I leave the door open, just in case, and drop the grocery bags on the floor. I step further inside and quickly realize the sexual cries from the hallway aren’t coming from 3F but rather inside this apartment, my room precisely. Something has me stumbling but I catch myself before I can fall and look down to find a pair of woman’s boots slumped on top of a pair of very familiar gray and blue Nike high-tops. I’m bolting now, no longer seized by fear and dread but rather anger that has me twisting the knob to my bedroom door open, and pushing it with enough force that it bangs loudly against the back wall. The room is dark but the flood of light behind me is enough to illuminate the bodies scrambling on the bed.
“What the fuck, Cece?” he roars.
“You’re fucking bitches on my bed now?”
“Get the fuck out of here!” He throws a pillow, which I manage to dodge before it makes contact.
“You’re washing my sheets!” I say, turning around to leave, not bothering to close the door behind me. By the time they emerge, I’ve closed and locked the front door and put away the groceries. I’m adding water to the microwavable cup of mac & cheese when I spy the girl. I get a little déjà vu from the scene earlier in the week of my mother with her john, and a deprecating smile tugs at my lips at the prospect of my brother being a hus
tler. How fucking sad would that be if this was the family business?
Neither one says anything to me but I hear their soft murmurs by the front entrance and I’m almost too curious to know what they’re saying. A sick part of me is hoping that she gives him money. The microwave beeps coincide with the slam of the front door and as I reach up to retrieve it, Dante appears.
He’s fully dressed. Thank God. “What are you making?”
I set the steaming cup on the counter, careful not to burn myself. “What the hell are you doing here?” I ask instead of answering his question, opening the drawer directly beneath the microwave to grab a fork.
“I’m going to crash here for a bit,” he supplies, ambling over to grab my cup of mac & cheese, but a quick stab of my fork waylay his actions.

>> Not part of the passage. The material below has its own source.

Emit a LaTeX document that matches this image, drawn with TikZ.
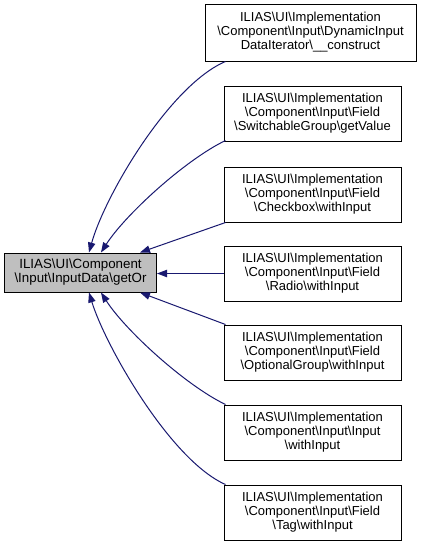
\documentclass[tikz,border=0pt]{standalone}
\usepackage{fontspec}
\setmainfont{Liberation Sans}
\usetikzlibrary{arrows.meta,calc}
\definecolor{edgeblue}{HTML}{191970}
\definecolor{nodegray}{HTML}{BFBFBF}
\newcommand{\bs}{\textbackslash{}}
\begin{document}
\begin{tikzpicture}[x=0.75pt,y=-0.75pt,
  box/.style={draw=black,line width=0.75pt,fill=white,align=center,inner sep=0pt,
    font=\fontsize{9.75pt}{10.5pt}\selectfont,minimum width=132.75pt,minimum height=41.25pt},
  edge/.style={draw=edgeblue,line width=0.75pt,-{Triangle[length=7.5pt,width=5.5pt]}}]
\useasboundingbox (0,0) rectangle (421,547);
\fill[white] (0,0) rectangle (421,547);
\node[box,fill=nodegray,minimum width=114pt,minimum height=29.25pt,
  font=\fontsize{10pt}{10.5pt}\selectfont] (L) at (80.5,272.5)
  {ILIAS\bs UI\bs Component\\\bs Input\bs InputData\bs getOr};
\node[box,minimum width=158.25pt,minimum height=42.75pt] (b1) at (310.5,32.5)
  {ILIAS\bs UI\bs Implementation\\\bs Component\bs Input\bs DynamicInput\\DataIterator\bs \_\_construct};
\node[box] (b2) at (312.5,113.5)
  {ILIAS\bs UI\bs Implementation\\\bs Component\bs Input\bs Field\\\bs SwitchableGroup\bs getValue};
\node[box] (b3) at (312.5,194.5)
  {ILIAS\bs UI\bs Implementation\\\bs Component\bs Input\bs Field\\\bs Checkbox\bs withInput};
\node[box] (b4) at (312.5,273.5)
  {ILIAS\bs UI\bs Implementation\\\bs Component\bs Input\bs Field\\\bs Radio\bs withInput};
\node[box] (b5) at (312.5,352.5)
  {ILIAS\bs UI\bs Implementation\\\bs Component\bs Input\bs Field\\\bs OptionalGroup\bs withInput};
\node[box] (b6) at (312.5,432.5)
  {ILIAS\bs UI\bs Implementation\\\bs Component\bs Input\bs Input\\\bs withInput};
\node[box] (b7) at (312.5,512.5)
  {ILIAS\bs UI\bs Implementation\\\bs Component\bs Input\bs Field\\\bs Tag\bs withInput};
\draw[edge] ($(b1.south west)+(21,0)$) .. controls (170,85) and (105,195) .. ($(L.north west)+(85,0)$);
\draw[edge] ($(b2.south west)+(2,-1)$) .. controls (185,160) and (125,215) .. ($(L.north west)+(97,0)$);
\draw[edge] ($(b3.south west)+(2,0)$) -- ($(L.north west)+(136,0)$);
\draw[edge] (b4.west) -- (L.east |- b4.west);
\draw[edge] ($(b5.north west)+(2,0)$) -- ($(L.south west)+(136,0)$);
\draw[edge] ($(b6.north west)+(2,0)$) .. controls (185,385) and (125,330) .. ($(L.south west)+(97,0)$);
\draw[edge] ($(b7.north west)+(2,0)$) .. controls (170,460) and (105,345) .. ($(L.south west)+(85,0)$);
\end{tikzpicture}
\end{document}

“What the hell?” he cries with a glare while nursing his hand to his chest.
“Make your own,” I say, evenly bringing a forkful to my mouth. “Why are you staying here?” I’m suddenly suspicious and stare narrowly at him, “Did something happen?”
He fails to make eye contact as he goes about preparing his own three and a half minute cup of mac & cheese. “Why do you always think something bad has happened? Maybe I just wanted to spend some quality time with you and Mom. Did you ever think of that?”
I snort, “Not sure who you’re trying to kid here, but I’m not buying it. You were ready to get out of here the minute you turned eighteen. You only ever visit when you need something, namely money, which I might remind you, I’m fresh out of after your whole poker flop thing.”